- What to do
Only the lines from the one containing "Convert this chart to Apache ECharts code." through the one containing "const colors = ['#ff0000', '#00c000', '#0080ff', '#c000ff'];" are to be copied, exactly and with both ends kept.

- Dataset rows
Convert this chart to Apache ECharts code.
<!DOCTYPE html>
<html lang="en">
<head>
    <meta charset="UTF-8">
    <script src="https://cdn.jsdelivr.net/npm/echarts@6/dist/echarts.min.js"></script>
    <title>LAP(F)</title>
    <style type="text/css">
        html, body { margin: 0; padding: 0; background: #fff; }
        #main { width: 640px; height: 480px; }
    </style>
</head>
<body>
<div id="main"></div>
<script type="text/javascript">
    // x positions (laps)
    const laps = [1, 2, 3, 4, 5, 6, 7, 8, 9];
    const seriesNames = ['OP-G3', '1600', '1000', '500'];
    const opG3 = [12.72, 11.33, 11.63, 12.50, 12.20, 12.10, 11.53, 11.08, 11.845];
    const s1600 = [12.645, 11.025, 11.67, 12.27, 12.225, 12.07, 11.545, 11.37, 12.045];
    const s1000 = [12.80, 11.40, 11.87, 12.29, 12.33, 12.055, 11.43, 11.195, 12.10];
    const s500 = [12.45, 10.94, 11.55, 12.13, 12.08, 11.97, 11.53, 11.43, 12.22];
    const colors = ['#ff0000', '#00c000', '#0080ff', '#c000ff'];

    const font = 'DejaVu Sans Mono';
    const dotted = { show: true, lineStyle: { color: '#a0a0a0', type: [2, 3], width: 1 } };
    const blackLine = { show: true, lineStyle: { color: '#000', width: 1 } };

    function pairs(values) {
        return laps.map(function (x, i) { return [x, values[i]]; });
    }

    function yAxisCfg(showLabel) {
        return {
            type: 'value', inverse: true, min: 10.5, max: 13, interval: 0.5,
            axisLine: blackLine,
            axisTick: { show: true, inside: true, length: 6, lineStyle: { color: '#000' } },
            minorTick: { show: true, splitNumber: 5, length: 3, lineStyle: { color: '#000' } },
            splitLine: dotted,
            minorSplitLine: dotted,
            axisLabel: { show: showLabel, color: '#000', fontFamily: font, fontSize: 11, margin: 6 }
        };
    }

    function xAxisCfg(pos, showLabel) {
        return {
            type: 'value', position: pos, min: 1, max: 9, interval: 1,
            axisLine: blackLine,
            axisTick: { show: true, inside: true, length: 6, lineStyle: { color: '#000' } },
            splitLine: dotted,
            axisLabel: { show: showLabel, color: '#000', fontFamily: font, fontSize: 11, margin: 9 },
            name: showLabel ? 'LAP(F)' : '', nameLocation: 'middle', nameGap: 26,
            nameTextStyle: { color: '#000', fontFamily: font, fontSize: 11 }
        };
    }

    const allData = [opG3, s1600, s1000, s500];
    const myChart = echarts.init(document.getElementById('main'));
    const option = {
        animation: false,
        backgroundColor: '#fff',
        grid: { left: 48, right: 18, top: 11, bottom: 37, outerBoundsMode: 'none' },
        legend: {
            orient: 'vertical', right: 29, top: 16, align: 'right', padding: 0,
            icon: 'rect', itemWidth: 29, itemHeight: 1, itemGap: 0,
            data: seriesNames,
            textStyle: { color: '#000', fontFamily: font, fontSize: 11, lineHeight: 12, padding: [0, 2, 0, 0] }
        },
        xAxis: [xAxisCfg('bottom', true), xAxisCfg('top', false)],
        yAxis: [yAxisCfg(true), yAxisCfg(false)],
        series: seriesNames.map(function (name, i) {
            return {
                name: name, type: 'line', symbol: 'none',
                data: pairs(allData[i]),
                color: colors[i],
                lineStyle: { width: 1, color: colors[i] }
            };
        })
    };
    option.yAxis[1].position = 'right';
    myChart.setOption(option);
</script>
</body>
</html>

...

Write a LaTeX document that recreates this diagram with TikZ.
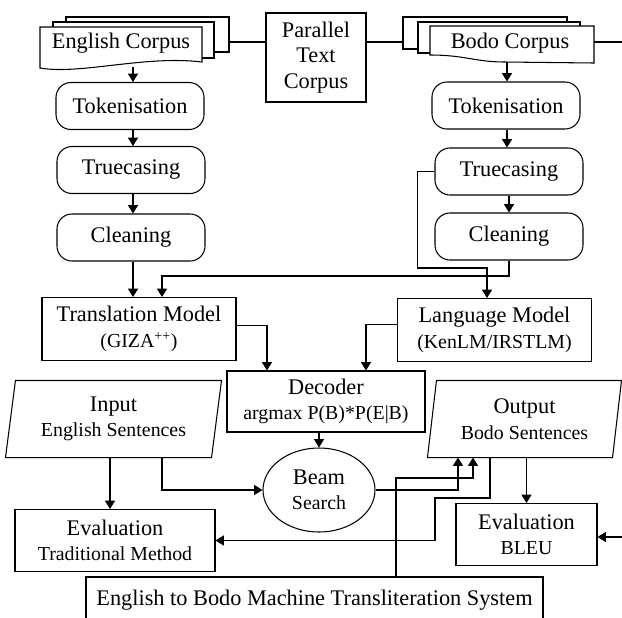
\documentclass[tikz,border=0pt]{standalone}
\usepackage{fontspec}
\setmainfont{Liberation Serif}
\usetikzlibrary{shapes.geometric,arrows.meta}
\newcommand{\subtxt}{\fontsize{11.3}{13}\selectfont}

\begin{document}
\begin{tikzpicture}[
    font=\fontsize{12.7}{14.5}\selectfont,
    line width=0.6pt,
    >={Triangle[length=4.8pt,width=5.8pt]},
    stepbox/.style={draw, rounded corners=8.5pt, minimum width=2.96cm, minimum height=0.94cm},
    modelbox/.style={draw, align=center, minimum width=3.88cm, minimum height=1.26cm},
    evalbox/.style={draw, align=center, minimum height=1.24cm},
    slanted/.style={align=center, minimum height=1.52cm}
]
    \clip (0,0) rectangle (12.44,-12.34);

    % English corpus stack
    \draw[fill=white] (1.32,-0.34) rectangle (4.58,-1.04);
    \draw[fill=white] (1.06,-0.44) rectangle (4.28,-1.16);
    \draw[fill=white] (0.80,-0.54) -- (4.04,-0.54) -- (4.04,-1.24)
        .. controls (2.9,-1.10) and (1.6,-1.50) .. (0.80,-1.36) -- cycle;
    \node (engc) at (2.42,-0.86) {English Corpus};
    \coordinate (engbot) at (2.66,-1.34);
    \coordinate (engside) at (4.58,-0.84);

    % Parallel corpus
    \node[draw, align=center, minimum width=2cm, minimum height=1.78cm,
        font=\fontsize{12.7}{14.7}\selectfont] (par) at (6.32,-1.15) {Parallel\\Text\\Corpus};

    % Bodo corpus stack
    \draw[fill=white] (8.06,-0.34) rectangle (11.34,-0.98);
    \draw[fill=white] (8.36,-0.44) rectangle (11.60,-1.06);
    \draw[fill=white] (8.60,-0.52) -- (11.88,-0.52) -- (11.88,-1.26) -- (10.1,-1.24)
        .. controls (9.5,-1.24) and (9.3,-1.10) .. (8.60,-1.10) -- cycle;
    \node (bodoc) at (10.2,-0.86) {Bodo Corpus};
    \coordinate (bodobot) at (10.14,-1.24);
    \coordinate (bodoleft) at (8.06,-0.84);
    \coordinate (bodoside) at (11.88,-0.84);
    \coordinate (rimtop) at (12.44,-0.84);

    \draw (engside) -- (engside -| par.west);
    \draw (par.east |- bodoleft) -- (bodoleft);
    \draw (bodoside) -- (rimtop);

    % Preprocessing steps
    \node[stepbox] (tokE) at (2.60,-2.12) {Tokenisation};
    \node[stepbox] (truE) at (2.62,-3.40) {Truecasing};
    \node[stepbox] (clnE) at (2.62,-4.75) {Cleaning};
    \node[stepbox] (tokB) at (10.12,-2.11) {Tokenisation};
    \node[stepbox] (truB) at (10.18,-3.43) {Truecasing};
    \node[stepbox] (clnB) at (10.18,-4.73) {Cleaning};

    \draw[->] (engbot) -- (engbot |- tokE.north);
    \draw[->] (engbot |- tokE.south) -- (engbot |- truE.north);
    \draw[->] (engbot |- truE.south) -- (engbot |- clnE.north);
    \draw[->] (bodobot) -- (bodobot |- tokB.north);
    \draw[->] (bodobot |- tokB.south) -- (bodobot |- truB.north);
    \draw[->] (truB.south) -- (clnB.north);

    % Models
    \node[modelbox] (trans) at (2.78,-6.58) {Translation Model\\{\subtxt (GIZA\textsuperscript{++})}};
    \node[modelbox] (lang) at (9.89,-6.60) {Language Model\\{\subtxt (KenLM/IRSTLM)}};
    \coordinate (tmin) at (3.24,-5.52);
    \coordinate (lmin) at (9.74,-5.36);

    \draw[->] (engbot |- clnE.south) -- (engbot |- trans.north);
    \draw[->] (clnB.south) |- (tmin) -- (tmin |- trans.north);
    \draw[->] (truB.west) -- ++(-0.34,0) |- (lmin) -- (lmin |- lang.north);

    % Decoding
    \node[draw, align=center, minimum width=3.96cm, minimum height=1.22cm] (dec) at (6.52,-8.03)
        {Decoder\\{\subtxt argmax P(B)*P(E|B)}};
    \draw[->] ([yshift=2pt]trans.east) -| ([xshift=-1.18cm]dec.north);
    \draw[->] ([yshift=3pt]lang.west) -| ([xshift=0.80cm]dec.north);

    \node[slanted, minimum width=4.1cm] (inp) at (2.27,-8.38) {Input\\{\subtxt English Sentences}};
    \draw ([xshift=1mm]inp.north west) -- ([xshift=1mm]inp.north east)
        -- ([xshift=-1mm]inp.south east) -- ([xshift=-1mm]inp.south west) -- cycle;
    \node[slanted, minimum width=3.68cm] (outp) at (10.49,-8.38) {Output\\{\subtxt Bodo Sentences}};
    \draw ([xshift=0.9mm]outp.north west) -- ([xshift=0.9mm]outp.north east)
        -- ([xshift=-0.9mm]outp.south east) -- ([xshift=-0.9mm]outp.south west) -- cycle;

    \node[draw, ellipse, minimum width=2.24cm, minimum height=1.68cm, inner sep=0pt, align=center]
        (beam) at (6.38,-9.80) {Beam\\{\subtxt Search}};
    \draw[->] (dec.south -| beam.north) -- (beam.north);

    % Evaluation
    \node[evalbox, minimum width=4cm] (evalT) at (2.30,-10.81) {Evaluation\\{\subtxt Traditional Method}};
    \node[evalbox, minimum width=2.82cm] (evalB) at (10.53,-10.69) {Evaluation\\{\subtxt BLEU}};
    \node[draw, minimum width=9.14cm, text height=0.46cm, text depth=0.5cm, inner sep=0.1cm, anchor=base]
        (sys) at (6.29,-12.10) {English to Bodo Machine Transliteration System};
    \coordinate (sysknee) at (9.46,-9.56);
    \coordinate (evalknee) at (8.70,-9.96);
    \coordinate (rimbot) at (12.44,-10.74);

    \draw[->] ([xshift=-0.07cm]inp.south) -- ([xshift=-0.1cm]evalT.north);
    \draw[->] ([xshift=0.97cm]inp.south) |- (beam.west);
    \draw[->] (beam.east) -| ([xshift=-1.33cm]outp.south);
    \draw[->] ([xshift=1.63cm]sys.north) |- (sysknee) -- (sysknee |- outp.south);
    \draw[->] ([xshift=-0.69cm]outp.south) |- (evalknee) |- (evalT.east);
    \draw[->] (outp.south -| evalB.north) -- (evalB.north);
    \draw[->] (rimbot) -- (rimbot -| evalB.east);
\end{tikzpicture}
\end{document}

- Written answer
Convert this chart to Apache ECharts code.
<!DOCTYPE html>
<html lang="en">
<head>
    <meta charset="UTF-8">
    <script src="https://cdn.jsdelivr.net/npm/echarts@6/dist/echarts.min.js"></script>
    <title>LAP(F)</title>
    <style type="text/css">
        html, body { margin: 0; padding: 0; background: #fff; }
        #main { width: 640px; height: 480px; }
    </style>
</head>
<body>
<div id="main"></div>
<script type="text/javascript">
    // x positions (laps)
    const laps = [1, 2, 3, 4, 5, 6, 7, 8, 9];
    const seriesNames = ['OP-G3', '1600', '1000', '500'];
    const opG3 = [12.72, 11.33, 11.63, 12.50, 12.20, 12.10, 11.53, 11.08, 11.845];
    const s1600 = [12.645, 11.025, 11.67, 12.27, 12.225, 12.07, 11.545, 11.37, 12.045];
    const s1000 = [12.80, 11.40, 11.87, 12.29, 12.33, 12.055, 11.43, 11.195, 12.10];
    const s500 = [12.45, 10.94, 11.55, 12.13, 12.08, 11.97, 11.53, 11.43, 12.22];
    const colors = ['#ff0000', '#00c000', '#0080ff', '#c000ff'];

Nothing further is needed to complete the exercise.